HDMI carries the forward (main, not return) audio channel by interleaving it with the digital video signal during the "vertical blanking interval," a concept that comes from the mechanical operation of CRT displays but has remained a useful way to take advantage of excess bandwidth in a video channel. The term vertical blanking is now somewhat archaic but the basic idea is that transmitting a frame takes less time than the frame is displayed for, and so the unoccupied time between transmitting each frame can be used to transmit other data. The HDMI spec allows for up to 8 channels of 24-bit PCM, at up to 192kHz sampling rate---although devices are only required to support 2 channels for stereo.

Despite the capability, 8-channel (usually actually "7.1" channel in the A/V parlance) audio is not commonly seen on HDMI connections. Films and television shows more often distribute multi-channel audio in the form of a compressed format designed for use on S/PDIF, most often Dolby Digital and DTS (Xperi). In practice the HDMI audio channel can move basically any format so long as the devices on the ends support it. This can lead to some complexity in practice, for example when playing a blu-ray disc with 7.1 channel DTS audio from a general-purpose operating system that usually outputs PCM stereo. High-end HDMI devices such as stereo receivers have to support automatic detection of a range of audio formats, while media devices have to be able to output various formats and often switch between them during operation.

On HDMI, the practicalities of inserting audio in the vertical blanking interval requires that the audio data be packetized, or split up into chunks so that it can be divided into the VBI and then reassembled into a continuous stream on the receiving device. This concept of packetized audio and/or video data is actually extremely common in the world of media formats, as packetization is an easy way to achieve flexible muxing of multiple independent streams. And that promise, that we are going to talk about packets, seems like a good place to leave off for now. Packets are my favorite things!

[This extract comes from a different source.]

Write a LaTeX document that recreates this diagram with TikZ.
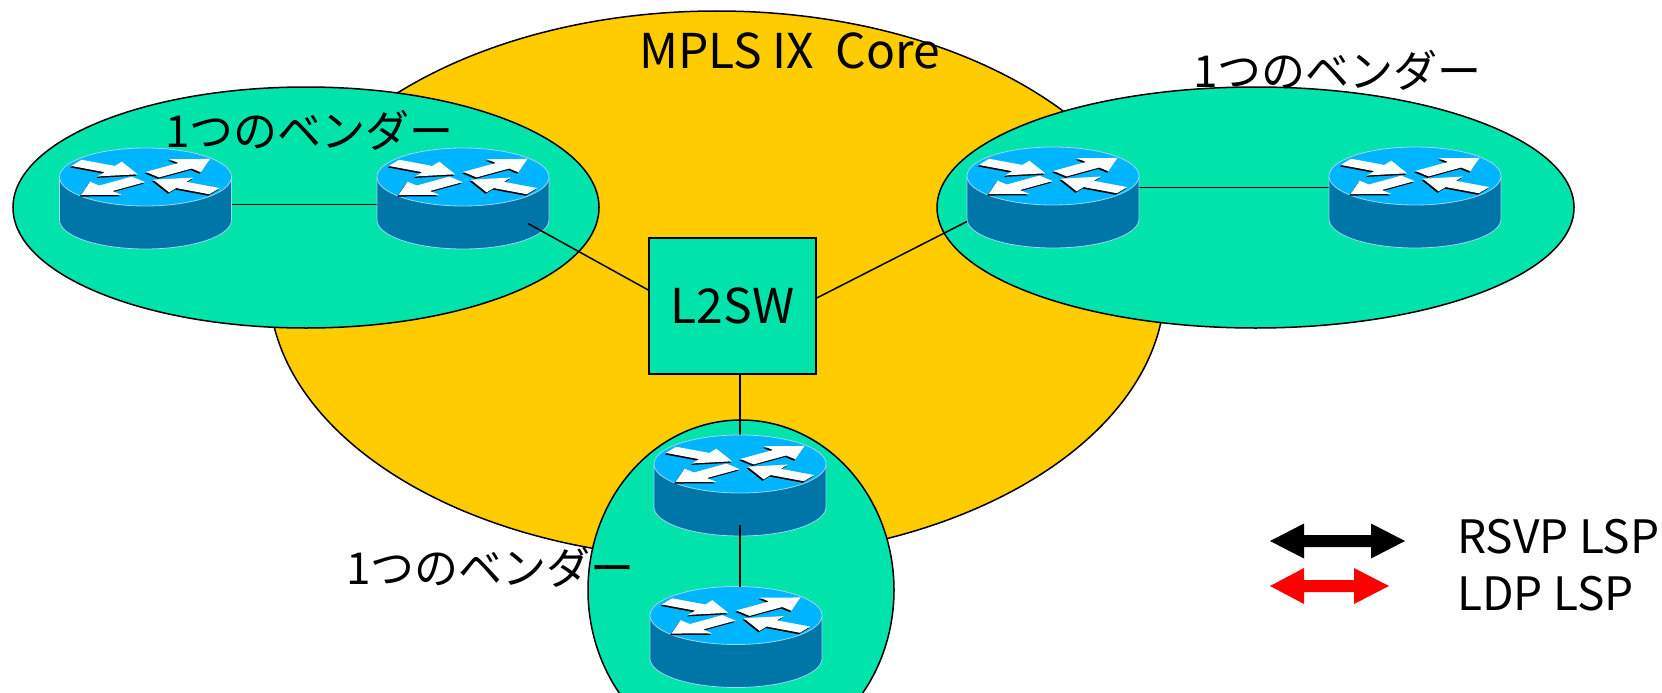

Later on computer.rip: MPEG. Not much about the compression, but a lot about the physical representations of MPEG media, such as elementary streams, transport streams, and containers. These are increasingly important topics as streaming media becomes a really common software application... plus it's all pretty interesting and helps to explain the real behavior of terrible Hulu TV apps.

A brief P.S.: If you were wondering, there is no good reason that PCM is called PCM. The explanation seems to just be that it was developed alongside PWM and PPM, so the name PCM provided a pleasing symmetry. It's hard to actually make the term make a lot of sense, though, beyond that "code" was often used in the telephone industry to refer to numeric digital channels.